The other panelists offered great advice as to mergers and acquisitions, both from the providers’ view and a broker’s view. I have compiled the advice that I recall below. I have taken the liberty to provide analogous dating advice, as well, since marriages and mergers/acquisitions are so similar. Hope it helps!!
Do’s and Don’ts of Mergers/Acquisitions
- Do not let the secret out.
One provider panelist explained that if your employees learn of a possible merger/acquisition, they will kill the deal. Confide only in the CEO of the firm of which you are looking to merge, acquire, or sell. Those dating: Never tell other that you want to marry (until the appropriate time).
- Look outside your catchment area.
The reason companies merge/acquire is to grow. Think of potential companies outside your own catchment area to grow even more. For example, if you are in Alliance’s catchment area, think of merging with a company in ECBH/Eastpointe’s area. Those dating: Have you exhausted your resources? Think of others, such as church, Match.com, etc.
This is a task as important as the oxygen you breath. The last thing that you want is to acquire or merge with a company that owes $500,000 in employment taxes or an alleged overpayment. Part of due diligence will be to check the credentials of every single staff member. If someone is acting in the role of a LCAS, ensure the person is appropriately licensed. Those dating: Is he/she employed? Have significant debt?

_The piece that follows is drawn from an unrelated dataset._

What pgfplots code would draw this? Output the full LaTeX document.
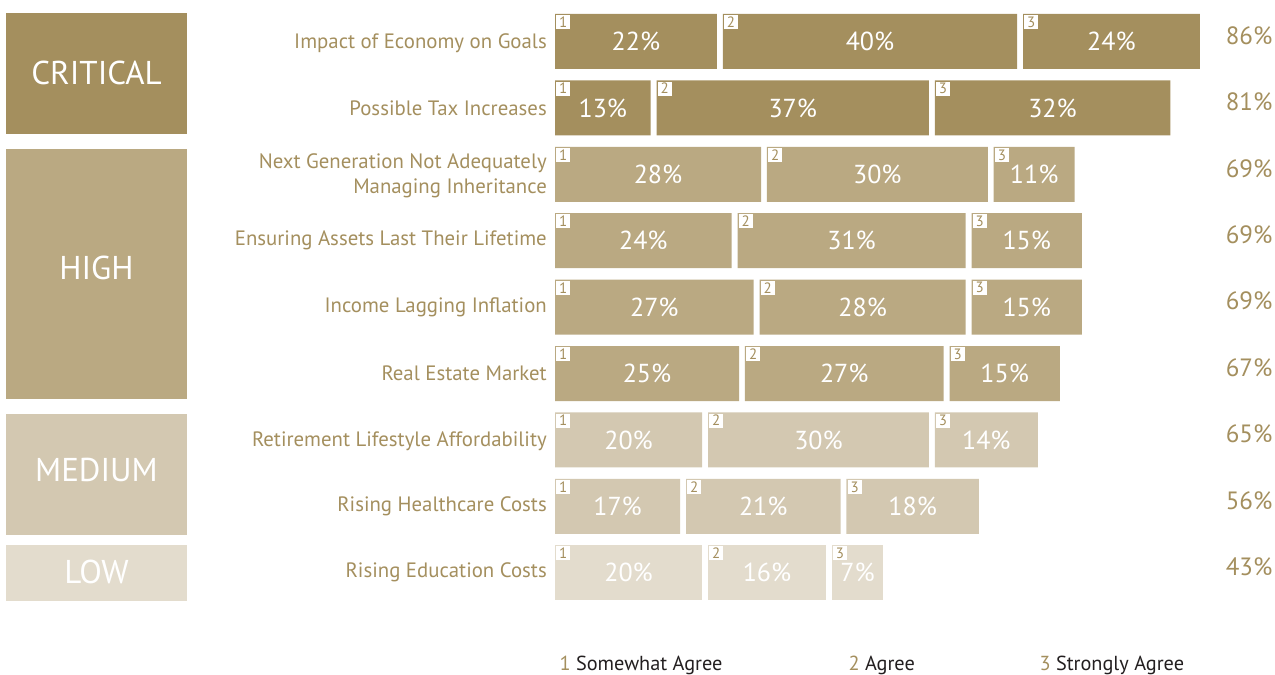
\documentclass[border=0pt]{standalone}
\usepackage{fontspec}
\setmainfont{PT Sans}
\usepackage{pgfplots}
\usepackage{pgfplotstable}
\pgfplotsset{compat=1.18}
\definecolor{gCrit}{RGB}{164,143,94}
\definecolor{gHigh}{RGB}{186,169,130}
\definecolor{gMed}{RGB}{211,200,177}
\definecolor{gLow}{RGB}{227,220,205}
\definecolor{legText}{RGB}{35,31,32}

% y = row centre (px from top), a/b/c = Somewhat/Agree/Strongly, g/h = gaps, t = total
\pgfplotstableread{
y a g b h c t
41.5 22 0.8 40 0.8 24 86
107.9 13 0.8 37 0.8 32 81
}\critical
\pgfplotstableread{
y a g b h c t
174.3 28 0.8 30 0.8 11 69
240.7 24 0.8 31 0.8 15 69
307.1 27 0.8 28 0.8 15 69
373.5 25 0.8 27 0.8 15 67
}\high
\pgfplotstableread{
y a g b h c t
439.9 20 0.8 30 0.8 14 65
506.3 17 0.8 21 0.8 18 56
}\medium
\pgfplotstableread{
y a g b h c t
572.7 20 0.8 16 0.8 7 43
}\low
\pgfplotstablevertcat{\allrows}{\critical}
\pgfplotstablevertcat{\allrows}{\high}
\pgfplotstablevertcat{\allrows}{\medium}
\pgfplotstablevertcat{\allrows}{\low}

\newcommand\pctfont{\fontsize{26}{30}\selectfont}
\newcommand\totfont{\fontsize{25}{30}\selectfont}
\newcommand\lblfont{\fontsize{20.8}{25}\selectfont}
\newcommand\legfont{\fontsize{20.3}{25}\selectfont}
\newcommand\catfont{\fontsize{33}{38}\selectfont}
\newcommand\numfont{\fontsize{15}{15}\selectfont}

\pgfplotsset{
  base/.style={at={(555pt,0pt)}, anchor=south west, scale only axis,
    width=720pt, height=675pt, xmin=0, xmax=97.826, ymin=0, ymax=675,
    y dir=reverse, clip=false},
  barax/.style={base, hide axis, xbar stacked, bar width=55},
  seg/.style={draw=none, fill=#1},
  gap/.style={draw=none, fill=none},
  lab/.style={draw=none, mark=none, point meta=explicit symbolic,
    nodes near coords={\pgfplotspointmeta\%},
    every node near coord/.append style={anchor=center, font=\pctfont, text=white}},
  numbox/.style={draw=none, mark=none,
    nodes near coords={#1},
    every node near coord/.append style={anchor=north west, font=\numfont, text=gCrit,
      fill=white, inner sep=0pt, minimum width=14pt, minimum height=14pt, xshift=1pt, yshift=-1pt}},
}

\begin{document}
\begin{tikzpicture}
% category boxes
\begin{scope}[x=1pt,y=-1pt,shift={(0pt,675pt)}]
\fill[gCrit] (6,13) rectangle (187,134);
\fill[gHigh] (6,149) rectangle (187,399);
\fill[gMed] (6,414) rectangle (187,535);
\fill[gLow] (6,545) rectangle (187,601);
\node[text=white, font=\catfont] at (96.5,73) {CRITICAL};
\node[text=white, font=\catfont] at (96.5,268) {HIGH};
\node[text=white, font=\catfont] at (96.5,470) {MEDIUM};
\node[text=white, font=\catfont] at (96.5,572) {LOW};
\node[anchor=base west, font=\legfont, text=legText] at (556,670) {{\color{gCrit}1} Somewhat Agree};
\node[anchor=base west, font=\legfont, text=legText] at (845,670) {{\color{gCrit}2} Agree};
\node[anchor=base west, font=\legfont, text=legText] at (1036,670) {{\color{gCrit}3} Strongly Agree};
\end{scope}

\begin{axis}[barax]
\addplot[seg=gCrit] table[x=a,y=y]{\critical};
\addplot[gap] table[x=g,y=y]{\critical};
\addplot[seg=gCrit] table[x=b,y=y]{\critical};
\addplot[gap] table[x=h,y=y]{\critical};
\addplot[seg=gCrit] table[x=c,y=y]{\critical};
\end{axis}
\begin{axis}[barax]
\addplot[seg=gHigh] table[x=a,y=y]{\high};
\addplot[gap] table[x=g,y=y]{\high};
\addplot[seg=gHigh] table[x=b,y=y]{\high};
\addplot[gap] table[x=h,y=y]{\high};
\addplot[seg=gHigh] table[x=c,y=y]{\high};
\end{axis}
\begin{axis}[barax]
\addplot[seg=gMed] table[x=a,y=y]{\medium};
\addplot[gap] table[x=g,y=y]{\medium};
\addplot[seg=gMed] table[x=b,y=y]{\medium};
\addplot[gap] table[x=h,y=y]{\medium};
\addplot[seg=gMed] table[x=c,y=y]{\medium};
\end{axis}
\begin{axis}[barax]
\addplot[seg=gLow] table[x=a,y=y]{\low};
\addplot[gap] table[x=g,y=y]{\low};
\addplot[seg=gLow] table[x=b,y=y]{\low};
\addplot[gap] table[x=h,y=y]{\low};
\addplot[seg=gLow] table[x=c,y=y]{\low};
\end{axis}

\begin{axis}[base, xtick=\empty,
  ytick={43,107.9,175.5,240.7,307.1,373.5,441,506.3,572.7},
  yticklabels={Impact of Economy on Goals, Possible Tax Increases,
    {Next Generation Not Adequately\\Managing Inheritance},
    Ensuring Assets Last Their Lifetime, Income Lagging Inflation,
    Real Estate Market, Retirement Lifestyle Affordability,
    Rising Healthcare Costs, Rising Education Costs},
  yticklabel style={font=\lblfont, text=gCrit, align=right, anchor=east, inner sep=0pt, xshift=-8pt},
  major tick length=0pt, axis line style={draw=none}]
\addplot[lab] table[x expr=\thisrow{a}/2, y=y, meta=a]{\allrows};
\addplot[lab] table[x expr=\thisrow{a}+\thisrow{g}+\thisrow{b}/2, y=y, meta=b]{\allrows};
\addplot[lab] table[x expr=\thisrow{a}+\thisrow{g}+\thisrow{b}+\thisrow{h}+\thisrow{c}/2, y=y, meta=c]{\allrows};
\addplot[numbox=1] table[x expr=0, y expr=\thisrow{y}-27.5]{\allrows};
\addplot[numbox=2] table[x expr=\thisrow{a}+\thisrow{g}, y expr=\thisrow{y}-27.5]{\allrows};
\addplot[numbox=3] table[x expr=\thisrow{a}+\thisrow{g}+\thisrow{b}+\thisrow{h}, y expr=\thisrow{y}-27.5]{\allrows};
\addplot[draw=none, mark=none, point meta=explicit symbolic,
  nodes near coords={\pgfplotspointmeta\%},
  every node near coord/.append style={anchor=east, font=\totfont, text=gCrit}]
  table[x expr=97.95, y expr=\thisrow{y}-6, meta=t]{\allrows};
\end{axis}
\pgfresetboundingbox
\path[use as bounding box] (0,0) rectangle (1275pt,675pt);
\end{tikzpicture}
\end{document}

- Review the other company’s documentation policies
This could be lumped into the due diligence section, but I think its importance is worth emphasizing. Whatever service(s) the other company provides, what are its policies as to documentation? Does the provider have a computer program to maintain electronic health records (EHR)? Does it employ paper copies? Does the other company require the providers to submit daily service notes? Look at your own documentation policies. Contemplate whether your own documentation policies would mesh well with the other company’s policies. Those dating: How does your potential partner document spending, taxes, and calendared events?
- Analyze both company’s corporate culture
Merging or acquiring a company is difficult in many ways, but it’s also hard on staff. Imagine walking into work one day and you notice that the staff had doubled…or tripled. And you and your colleagues are being told what to do by someone you never met. This is not an uncommon occurrence with mergers and acquisitions. Sometimes accepting change of supervision or team members can be a bitter pill to swallow. How will you work through employee issues? Personality clashes? Ego fights? Those dating: Analyze both person’s personalities, dispute resolutions, religion and beliefs. Do you like his/her friends?
In addition to the potential conflicts with employees that stay with the merged entity, you also need to contemplate which employees, if any, may, potentially leave the new entity. Disgruntled employees are a liability. Those dating: How does he/she treat ex-partners?
- Research the company’s relationship with its MCO
In our current MCO atmosphere, it is imperative to know, before merging or acquiring, whether the company has a good relationship with its MCO. What if you acquire the company and its MCO refuses to continue to contract with the new entity. Knowing the company’s relationship with the MCO is not an absolute. As in, the company may believe it to have a good relationship with the MCO, while, in truth, it does not. Ask to review some correspondence between the company and the MCO to discern the tone of the communications. Those dating: How does he/she treat his/her mother/father?
- Surround yourself with knowledge
Have a broker and an attorney with expertise in Medicaid. Those dating: What do your friends think?
To watch the video of me speaking as a panelist for Benchmark, click here. Scroll down until you see the video with Robert and me.
Otherwise, I hope you live happily ever after!